WHAT TO DO
Retype the opening lines of the listing below, ending with the line that contains "4.49e-8, 2.23e-9, 4.96e-10]", and leave out any pictures.
====== SUPPLIED MATERIAL ======
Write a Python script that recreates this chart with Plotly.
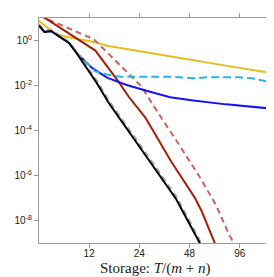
import math
import plotly.graph_objects as go

# ---- data ----
yellow_x = [6.0, 7.55, 9.04, 13.02, 15.34, 20.15, 26.48, 36.39, 47.8, 68.8, 103.6, 150.0]
yellow_y = [7.41, 1.96, 1.39, 0.844, 0.588, 0.418, 0.292, 0.188, 0.139, 0.0905, 0.0548, 0.0357]

lightred_x = [6.0, 12.79, 15.70, 18.39, 24.73, 29.25, 36.74, 41.71, 56.6, 69.5, 83.3, 92.9]
lightred_y = [13.0, 1.14, 0.254, 0.0794, 0.00905, 0.00122, 1e-4, 2.23e-5, 6.5e-7, 4.49e-8, 2.23e-9, 4.96e-10]

darkred_x = [6.0, 13.08, 17.99, 20.63, 26.12, 37.24, 51.67, 56.6, 67.9, 71.7]
darkred_y = [14.9, 0.357, 0.0149, 0.00332, 0.000367, 4.18e-6, 1.03e-7, 2.72e-8, 1.03e-9, 3.67e-10]

blue_x = [6.0, 6.47, 7.08, 9.09, 10.19, 12.5, 15.34, 20.15, 26.48, 36.74, 50.49, 79.6, 150.0]
blue_y = [4.63, 2.39, 2.64, 0.779, 0.259, 0.0606, 0.0223, 0.0105, 0.00588, 0.00301, 0.00216, 0.00145, 0.000932]

cyan_x = [6.0, 6.47, 7.08, 9.09, 10.19, 12.5, 13.02, 15.34, 18.39, 24.40, 36.74, 51.67, 60.6, 95.5, 114.0, 150.0]
cyan_y = [4.63, 2.39, 2.64, 0.779, 0.272, 0.0548, 0.0427, 0.031, 0.0246, 0.0246, 0.0246, 0.0208, 0.0234, 0.023, 0.0208, 0.0135]

gray_x = [6.0, 6.47, 7.08, 9.09, 10.19, 13.38, 15.70, 24.40, 31.75, 39.87, 50.28, 56.86, 59.2]
gray_y = [5.22, 2.86, 3.01, 0.861, 0.286, 0.0157, 0.00223, 2.23e-5, 1.49e-6, 1.22e-7, 4.96e-9, 1e-9, 4.96e-10]

black_x = [6.0, 6.47, 7.08, 9.09, 10.19, 13.38, 15.70, 24.40, 31.75, 39.87, 50.28, 55.3, 58.4]
black_y = [4.63, 2.39, 2.64, 0.779, 0.246, 0.0122, 0.0017, 1.65e-5, 1.105e-6, 9.05e-8, 3.67e-9, 1e-9, 3.67e-10]

x_tickvals = [12, 24, 48, 96]
x_ticktext = ["12", "24", "48", "96"]
y_tickvals = [1, 1e-2, 1e-4, 1e-6, 1e-8]
y_ticktext = ["10<sup>0</sup>", "10<sup>-2</sup>", "10<sup>-4</sup>", "10<sup>-6</sup>", "10<sup>-8</sup>"]
x_title = "Storage: <i>T</i>/(<i>m</i> + <i>n</i>)"

series = [
    (yellow_x, yellow_y, "#E9BC1C", "solid"),
    (lightred_x, lightred_y, "#C8645A", "6px,4px"),
    (darkred_x, darkred_y, "#A51E05", "solid"),
    (blue_x, blue_y, "#1414F0", "solid"),
    (cyan_x, cyan_y, "#28B4E8", "8px,4px"),
    (gray_x, gray_y, "#A8A8A8", "6px,4px"),
    (black_x, black_y, "#000000", "solid"),
]

fig = go.Figure()
for xs, ys, col, dash in series:
    fig.add_trace(go.Scatter(x=xs, y=ys, mode="lines",
                             line=dict(color=col, width=2, dash=dash),
                             showlegend=False, hoverinfo="skip"))

axcol = "#9a9a9a"
fig.update_layout(
    width=274, height=277,
    margin=dict(l=31, r=7, t=5, b=42),
    paper_bgcolor="white", plot_bgcolor="white",
    font=dict(family="Liberation Sans, Arial", size=10, color="#222"),
    xaxis=dict(type="log", range=[math.log10(6), math.log10(150)],
               tickvals=x_tickvals, ticktext=x_ticktext,
               ticks="outside", ticklen=4, tickcolor=axcol, tickwidth=1,
               ticklabelstandoff=-3,
               showline=True, linecolor=axcol, linewidth=1.2, mirror="ticks",
               showgrid=False, zeroline=False),
    yaxis=dict(type="log", range=[-9, 1],
               tickvals=y_tickvals, ticktext=y_ticktext,
               ticks="outside", ticklen=4, tickcolor=axcol, tickwidth=1,
               showline=True, linecolor=axcol, linewidth=1.2, mirror="ticks",
               showgrid=False, zeroline=False),
    annotations=[dict(text=x_title, xref="paper", yref="paper", x=0.5, y=-0.112,
                      xanchor="center", yanchor="middle", showarrow=False,
                      font=dict(family="Liberation Serif, DejaVu Serif", size=15, color="#222"))],
)

fig.write_html("out.html")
======
ANSWER
Write a Python script that recreates this chart with Plotly.
import math
import plotly.graph_objects as go

# ---- data ----
yellow_x = [6.0, 7.55, 9.04, 13.02, 15.34, 20.15, 26.48, 36.39, 47.8, 68.8, 103.6, 150.0]
yellow_y = [7.41, 1.96, 1.39, 0.844, 0.588, 0.418, 0.292, 0.188, 0.139, 0.0905, 0.0548, 0.0357]

lightred_x = [6.0, 12.79, 15.70, 18.39, 24.73, 29.25, 36.74, 41.71, 56.6, 69.5, 83.3, 92.9]
lightred_y = [13.0, 1.14, 0.254, 0.0794, 0.00905, 0.00122, 1e-4, 2.23e-5, 6.5e-7, 4.49e-8, 2.23e-9, 4.96e-10]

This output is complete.